SELECT COUNT_BIG(DISTINCT [t1].[TransactionId]) AS [a0] FROM ( (select [$Table].[TransactionId] as [TransactionId], [$Table].[CarId] as [CarId], [$Table].[FuelId] as [FuelId], [$Table].[PayedPrice] as [PayedPrice], [$Table].[Liters] as [Liters], [$Table].[Mileage] as [Mileage], [$Table].[Date] as [Date], [$Table].[Supplier] as [Supplier], [$Table].[City] as [City] from [dbo].[FuelTransactions] as [$Table]) AS [t1] LEFT OUTER JOIN ( select [$Table].[CarId] as [CarId], [$Table].[Brand] as [Brand], [$Table].[Type] as [Type], [$Table].[Color] as [Color], [$Table].[LicensePlate] as [LicensePlate], [$Table].[ListPrice] as [ListPrice], [$Table].[RegisterDate_NL] as [RegisterDate_NL], [$Table].[StartDate] as [StartDate], [$Table].[EndDate] as [EndDate], [$Table].[FuelId] as [FuelId] from [dbo].[Car] as [$Table]) AS [t0] on ( [t1].[CarId] = [t0].[CarId] ) ) WHERE ( ([t0].[Brand] IN (N'Peugeot')) )
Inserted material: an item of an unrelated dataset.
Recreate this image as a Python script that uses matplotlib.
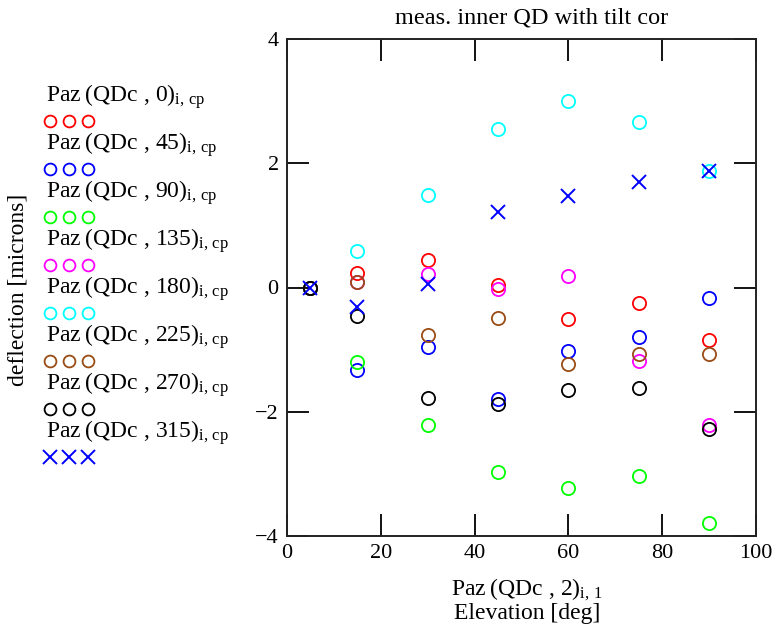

Coming back to the questions I defined in the beginning, we can conclude that Power BI does fold the query from Row Level Security into a native query executed on the source side. So the caching of data is as optimal as possible.
If authentication is handled using the Power BI identity, it is important that the source is connected to the Azure Active Directory. This does not make any difference for the query to fold or not.
Although the documentation already told us that the cache is not shared in this scenario, it is good to know that even row level security filters are pushed down to the source using query folding.
Still, my best practice will remain the same. Always use import mode unless… Simply to have the full flexibility and capability of Power BI and reach the optimal end-user experience.